To be completely honest, I'm not really sure I believe in this idea of talent. IMHO, anyone without some kind of mental impairment who's determined enough is capable of being a great writer.
There are times where I feel like people cripple themselves by thinking of talent as this nebulous, mystic thing that they either have or don't, instead of a hell of a lot of smaller skills/techniques that can be observed, broken down and absorbed.
Again, IMHO, talented people are just those who got a head start by figuring out a lot of that stuff growing up... like kids who had readers for parents or those who loved escaping into books (and the techniques they saw happened to stick), etc.
If that's true, about ninety-nine out of a hundred new writers I've had experience with are doing something unbelievably wrong. How do you explain all the writers, and I think ninety-nine out of a hundred is generous, who work as hard as it's possible to work, who have been readers since childhood, who study writing, who take classes, and who write dozen and dozens of short stories, or a dozen novels, but never do write anything that even remotely professional level?
Who know, maybe picking up techniques and having them stick from what you read is talent, but if so, a lot of writers lack the ability to do so.
Anyone can learn how to write, and how to tell a story, but if you read slush piles for a couple of decades, you'll learn very, very, very few can learn to do these things at a professional level. You see the same names year after year after year, and often decade after decade, and with no improvement.

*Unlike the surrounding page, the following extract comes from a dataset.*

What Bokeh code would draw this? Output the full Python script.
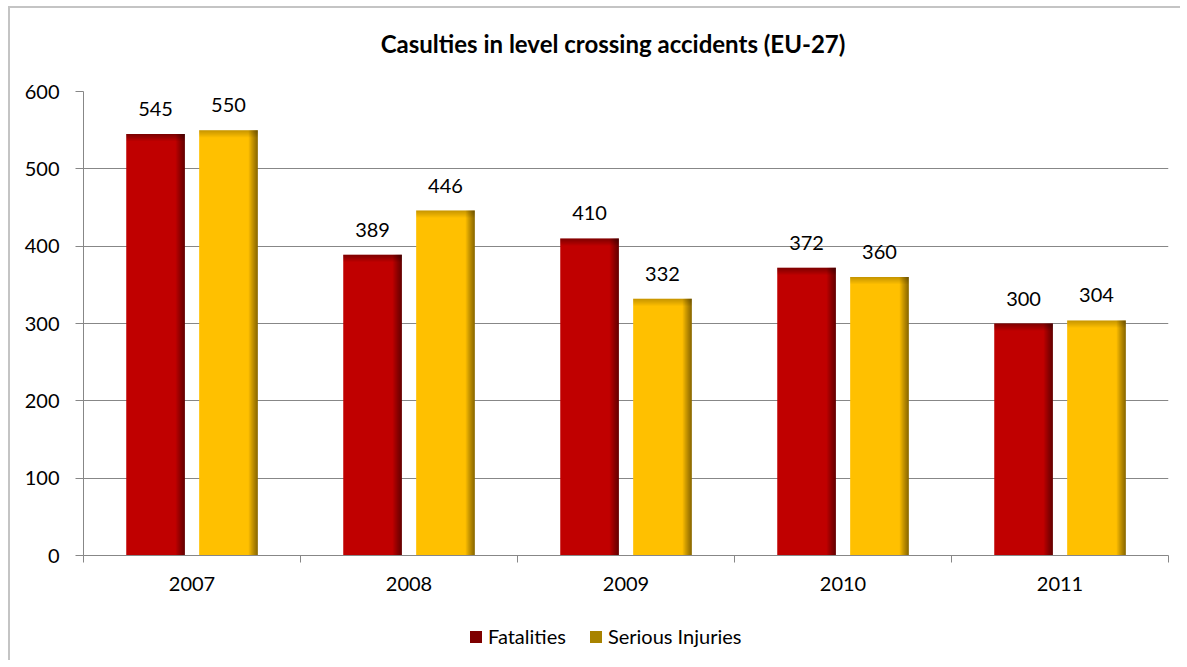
from bokeh.plotting import figure
from bokeh.layouts import column
from bokeh.models import (ColumnDataSource, FixedTicker, LabelSet, Label, Legend,
                          LegendItem, Range1d)
from bokeh.transform import dodge
from bokeh.core.properties import value
from bokeh.embed import file_html
from bokeh.resources import INLINE

# ---- data ----
years = ["2007", "2008", "2009", "2010", "2011"]
fatalities = [545, 389, 410, 372, 300]
serious_injuries = [550, 446, 332, 360, 304]
y_ticks = [0, 100, 200, 300, 400, 500, 600]
series_names = ["Fatalities", "Serious Injuries"]
title_text = "Casulties in level crossing accidents (EU-27)"

# ---- style ----
FONT = "Lato"
FS = "20px"
GRAY = "#878787"
RED = "#C00000"
GOLD = "#FFC000"
BAR_W = 0.27
OFFS = [-0.168, 0.168]
UX = 1.0 / 217.0      # x units per pixel
UY = 600.0 / 464.0    # y units per pixel
W = 1170

pos = list(range(1, len(years) + 1))
source = ColumnDataSource(dict(
    x=pos,
    fat=fatalities,
    inj=serious_injuries,
    fat_txt=[str(v) for v in fatalities],
    inj_txt=[str(v) for v in serious_injuries],
))


def bare(h, xr, yr):
    f = figure(width=W, height=h, x_range=xr, y_range=yr,
               output_backend="svg", toolbar_location=None,
               x_axis_type=None, y_axis_type=None,
               min_border_left=0, min_border_right=0, min_border_top=0, min_border_bottom=0)
    f.outline_line_color = None
    f.xgrid.visible = False
    f.ygrid.visible = False
    f.background_fill_color = "white"
    f.border_fill_color = "white"
    return f


# ---- title strip ----
TH = 68
pt = bare(TH, Range1d(0, W), Range1d(TH, 0))
pt.add_layout(Label(x=571, y=35, text=title_text, text_align="center", text_baseline="middle",
                    text_font=FONT, text_font_style="bold", text_font_size="24px",
                    text_color="black"))

# ---- main chart ----
p = figure(width=W, height=534,
           x_range=Range1d(0.5, len(years) + 0.5), y_range=Range1d(y_ticks[0], y_ticks[-1]),
           output_backend="svg", toolbar_location=None,
           min_border_left=73, min_border_right=12, min_border_top=15, min_border_bottom=55)
p.outline_line_color = None
p.background_fill_color = "white"
p.border_fill_color = "white"

p.xgrid.visible = False
p.ygrid.ticker = FixedTicker(ticks=y_ticks)
p.ygrid.grid_line_color = GRAY
p.ygrid.grid_line_width = 1

ya = p.yaxis[0]
ya.ticker = FixedTicker(ticks=y_ticks)
ya.axis_line_color = GRAY
ya.major_tick_line_color = GRAY
ya.major_tick_out = 8
ya.major_tick_in = 0
ya.minor_tick_line_color = None
ya.major_label_standoff = 16
ya.major_label_text_font = FONT
ya.major_label_text_font_size = FS
ya.major_label_text_color = "black"

xa = p.xaxis[0]
xa.ticker = FixedTicker(ticks=pos, minor_ticks=[i + 0.5 for i in range(len(years) + 1)])
xa.major_label_overrides = {i + 1: y for i, y in enumerate(years)}
xa.axis_line_color = GRAY
xa.major_tick_line_color = None
xa.major_tick_out = 0
xa.major_tick_in = 0
xa.minor_tick_line_color = GRAY
xa.minor_tick_out = 7
xa.minor_tick_in = 0
xa.major_label_standoff = 14
xa.major_label_text_font = FONT
xa.major_label_text_font_size = FS
xa.major_label_text_color = "black"


def draw_series(field, txt, offset, color, top_max):
    p.vbar(x=dodge("x", offset), top=field, bottom=0, width=BAR_W,
           fill_color=color, line_color=None, source=source)
    # right-edge shading
    n = 9
    for i in range(n):
        a = 0.5 * (i + 1) / n
        xo = offset + BAR_W / 2 - (n - i - 0.5) * UX
        p.vbar(x=dodge("x", xo), top=field, bottom=0, width=UX,
               fill_color="black", fill_alpha=a, line_color=None, source=source)
    # top-edge shading
    m = 7
    for j in range(m):
        a = top_max * (m - j) / m
        p.vbar(x=dodge("x", offset), top=dodge(field, -j * UY), bottom=dodge(field, -(j + 1) * UY),
               width=BAR_W, fill_color="black", fill_alpha=a, line_color=None, source=source)
    p.add_layout(LabelSet(x=dodge("x", offset), y=field, text=txt, source=source,
                          text_align="center", text_baseline="alphabetic", y_offset=18,
                          text_font=value(FONT), text_font_size=value(FS), text_color="black"))


draw_series("fat", "fat_txt", OFFS[0], RED, 0.35)
draw_series("inj", "inj_txt", OFFS[1], GOLD, 0.22)

# ---- legend strip ----
LH = 50
pl = bare(LH, Range1d(0.5, len(years) + 0.5), Range1d(y_ticks[0], y_ticks[-1]))
leg_r = []
for field, off, col in (("fat", OFFS[0], "#7E0000"), ("inj", OFFS[1], "#A88300")):
    r = pl.vbar(x=dodge("x", off), top=field, bottom=0, width=BAR_W,
                fill_color=col, line_color=None, source=source)
    r.visible = False
    leg_r.append(r)

legend = Legend(items=[LegendItem(label=series_names[0], renderers=[leg_r[0]]),
                       LegendItem(label=series_names[1], renderers=[leg_r[1]])],
                orientation="horizontal", location=(385, 12),
                border_line_color=None, background_fill_alpha=0,
                glyph_width=15, glyph_height=15, label_standoff=5, spacing=22,
                padding=0, margin=0, inactive_fill_alpha=0,
                label_text_font=FONT, label_text_font_size=FS, label_text_color="black")
pl.add_layout(legend, "center")

layout = column(pt, p, pl, spacing=0)
layout.styles = {"margin-left": "8px", "margin-top": "6px",
                 "border-left": "2px solid #C4C4C4", "border-top": "2px solid #C4C4C4"}

open("out.html", "w").write(file_html(layout, INLINE))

I've known quite a few of these writers, and all most all of them had parents who read, almost all of them love to read, and always have. Almost all of them have done everything possible to become good writers, but it simply is not going to happen. Ever. Whethe ryu call it talent or not, they lack teh ability to write well enough, to tell a story well enough, to do anything well enough, to be good writers, let alone greats ones, and there simply isn't anything they've done that they shouldn't do, and anything they haven't done that they should have.
Not everyone can do everything equally well. They just can't. Writing is no different. Maybe a writer doesn't need much talent, and hard work certainly matters, but no one can possibly work harder than many of these writers who simply never write anything worth reading.
Likewise, I've seen a lot of writer who did not work hard, who did not study, who probably read a good bit, but who have done nothing else, just sit down one day and write something that's as good as anything, anywhere, be it an amazing short story that sells to a top magazine, or a novel that becomes an almost instant bestseller.
Talent exists in every field. You may not need a lot to be a writer, but you need some, and not everyone has it.
Hard work is a great thing, but all the hard work in the world can't turn someone without talent into a great writer, or a great anything in any field.